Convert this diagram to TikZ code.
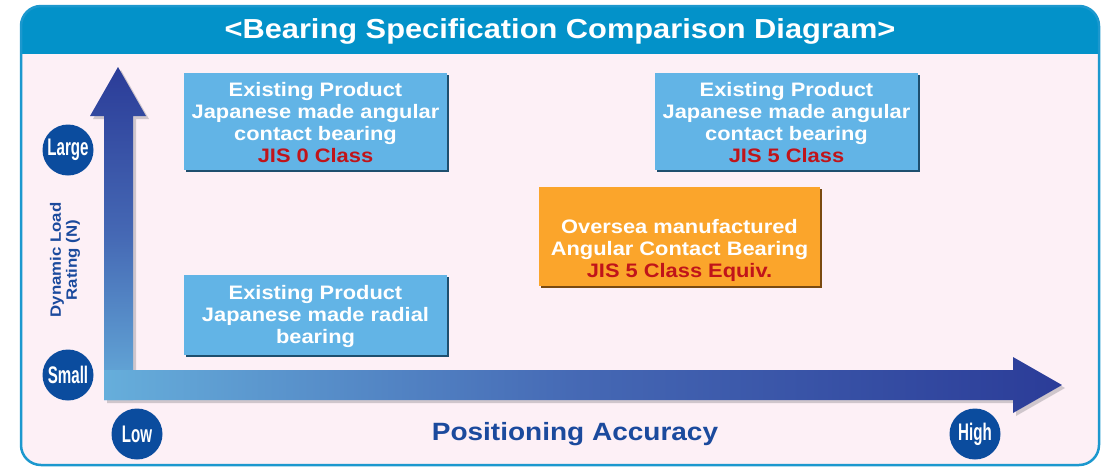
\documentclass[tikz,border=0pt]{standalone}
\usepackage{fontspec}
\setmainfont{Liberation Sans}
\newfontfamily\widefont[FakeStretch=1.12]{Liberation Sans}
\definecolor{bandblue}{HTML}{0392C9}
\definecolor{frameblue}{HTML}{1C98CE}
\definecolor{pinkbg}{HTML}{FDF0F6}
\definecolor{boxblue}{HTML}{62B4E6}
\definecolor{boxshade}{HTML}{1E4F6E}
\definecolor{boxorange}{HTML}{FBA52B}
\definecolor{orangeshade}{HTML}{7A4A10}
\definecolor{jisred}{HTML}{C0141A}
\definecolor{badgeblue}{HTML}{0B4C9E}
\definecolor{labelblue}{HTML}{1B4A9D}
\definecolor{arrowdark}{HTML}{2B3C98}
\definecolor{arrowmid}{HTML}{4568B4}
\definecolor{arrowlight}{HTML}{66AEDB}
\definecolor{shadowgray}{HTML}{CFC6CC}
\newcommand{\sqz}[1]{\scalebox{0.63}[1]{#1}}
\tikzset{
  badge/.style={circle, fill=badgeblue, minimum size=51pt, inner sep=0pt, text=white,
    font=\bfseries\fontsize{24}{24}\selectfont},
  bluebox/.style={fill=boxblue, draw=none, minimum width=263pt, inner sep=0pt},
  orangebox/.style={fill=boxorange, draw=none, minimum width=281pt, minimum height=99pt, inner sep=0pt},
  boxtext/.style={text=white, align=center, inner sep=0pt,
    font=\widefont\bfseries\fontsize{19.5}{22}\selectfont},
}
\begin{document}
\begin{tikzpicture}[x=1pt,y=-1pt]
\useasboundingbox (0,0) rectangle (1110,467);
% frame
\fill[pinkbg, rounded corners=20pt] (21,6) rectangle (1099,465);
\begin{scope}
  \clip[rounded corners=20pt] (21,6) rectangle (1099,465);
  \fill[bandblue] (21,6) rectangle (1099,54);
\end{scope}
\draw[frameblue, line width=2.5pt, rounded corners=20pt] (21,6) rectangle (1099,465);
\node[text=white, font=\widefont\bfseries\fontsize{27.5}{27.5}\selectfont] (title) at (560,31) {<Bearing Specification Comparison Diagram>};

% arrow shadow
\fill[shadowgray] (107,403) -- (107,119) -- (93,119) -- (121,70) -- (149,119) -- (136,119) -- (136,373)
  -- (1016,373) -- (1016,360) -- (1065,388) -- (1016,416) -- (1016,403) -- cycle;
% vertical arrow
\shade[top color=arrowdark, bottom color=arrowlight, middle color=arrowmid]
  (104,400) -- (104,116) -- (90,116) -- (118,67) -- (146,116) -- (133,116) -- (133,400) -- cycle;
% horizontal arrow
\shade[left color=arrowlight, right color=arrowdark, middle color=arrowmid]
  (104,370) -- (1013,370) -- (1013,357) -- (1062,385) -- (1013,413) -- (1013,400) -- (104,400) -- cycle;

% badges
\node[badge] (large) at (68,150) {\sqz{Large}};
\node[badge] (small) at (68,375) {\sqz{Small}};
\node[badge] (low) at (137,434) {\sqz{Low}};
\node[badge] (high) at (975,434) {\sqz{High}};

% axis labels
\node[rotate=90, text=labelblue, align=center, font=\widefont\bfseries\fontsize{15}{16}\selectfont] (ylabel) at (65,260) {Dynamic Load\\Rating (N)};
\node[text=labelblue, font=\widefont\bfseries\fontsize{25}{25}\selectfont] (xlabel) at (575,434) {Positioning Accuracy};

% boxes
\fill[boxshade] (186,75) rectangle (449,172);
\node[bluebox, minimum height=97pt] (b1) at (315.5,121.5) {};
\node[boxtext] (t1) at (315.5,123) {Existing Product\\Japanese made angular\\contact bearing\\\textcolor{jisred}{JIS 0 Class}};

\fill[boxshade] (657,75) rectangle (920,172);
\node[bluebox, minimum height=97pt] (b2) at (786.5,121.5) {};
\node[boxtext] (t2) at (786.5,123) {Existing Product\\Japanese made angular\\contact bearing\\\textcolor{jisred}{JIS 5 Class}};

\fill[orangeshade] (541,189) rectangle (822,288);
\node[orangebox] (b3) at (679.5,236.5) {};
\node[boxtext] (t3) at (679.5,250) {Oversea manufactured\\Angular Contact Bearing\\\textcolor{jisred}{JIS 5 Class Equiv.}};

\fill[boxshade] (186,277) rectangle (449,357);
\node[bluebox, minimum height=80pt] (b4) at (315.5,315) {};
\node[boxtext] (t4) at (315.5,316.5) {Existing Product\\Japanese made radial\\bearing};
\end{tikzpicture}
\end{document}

Aim:
Every line from the top of the material above through the line with "(title) at (560,31)" should be duplicated exactly, please; leave out the pictures.

Reply:
Convert this diagram to TikZ code.
\documentclass[tikz,border=0pt]{standalone}
\usepackage{fontspec}
\setmainfont{Liberation Sans}
\newfontfamily\widefont[FakeStretch=1.12]{Liberation Sans}
\definecolor{bandblue}{HTML}{0392C9}
\definecolor{frameblue}{HTML}{1C98CE}
\definecolor{pinkbg}{HTML}{FDF0F6}
\definecolor{boxblue}{HTML}{62B4E6}
\definecolor{boxshade}{HTML}{1E4F6E}
\definecolor{boxorange}{HTML}{FBA52B}
\definecolor{orangeshade}{HTML}{7A4A10}
\definecolor{jisred}{HTML}{C0141A}
\definecolor{badgeblue}{HTML}{0B4C9E}
\definecolor{labelblue}{HTML}{1B4A9D}
\definecolor{arrowdark}{HTML}{2B3C98}
\definecolor{arrowmid}{HTML}{4568B4}
\definecolor{arrowlight}{HTML}{66AEDB}
\definecolor{shadowgray}{HTML}{CFC6CC}
\newcommand{\sqz}[1]{\scalebox{0.63}[1]{#1}}
\tikzset{
  badge/.style={circle, fill=badgeblue, minimum size=51pt, inner sep=0pt, text=white,
    font=\bfseries\fontsize{24}{24}\selectfont},
  bluebox/.style={fill=boxblue, draw=none, minimum width=263pt, inner sep=0pt},
  orangebox/.style={fill=boxorange, draw=none, minimum width=281pt, minimum height=99pt, inner sep=0pt},
  boxtext/.style={text=white, align=center, inner sep=0pt,
    font=\widefont\bfseries\fontsize{19.5}{22}\selectfont},
}
\begin{document}
\begin{tikzpicture}[x=1pt,y=-1pt]
\useasboundingbox (0,0) rectangle (1110,467);
% frame
\fill[pinkbg, rounded corners=20pt] (21,6) rectangle (1099,465);
\begin{scope}
  \clip[rounded corners=20pt] (21,6) rectangle (1099,465);
  \fill[bandblue] (21,6) rectangle (1099,54);
\end{scope}
\draw[frameblue, line width=2.5pt, rounded corners=20pt] (21,6) rectangle (1099,465);
\node[text=white, font=\widefont\bfseries\fontsize{27.5}{27.5}\selectfont] (title) at (560,31) {<Bearing Specification Comparison Diagram>};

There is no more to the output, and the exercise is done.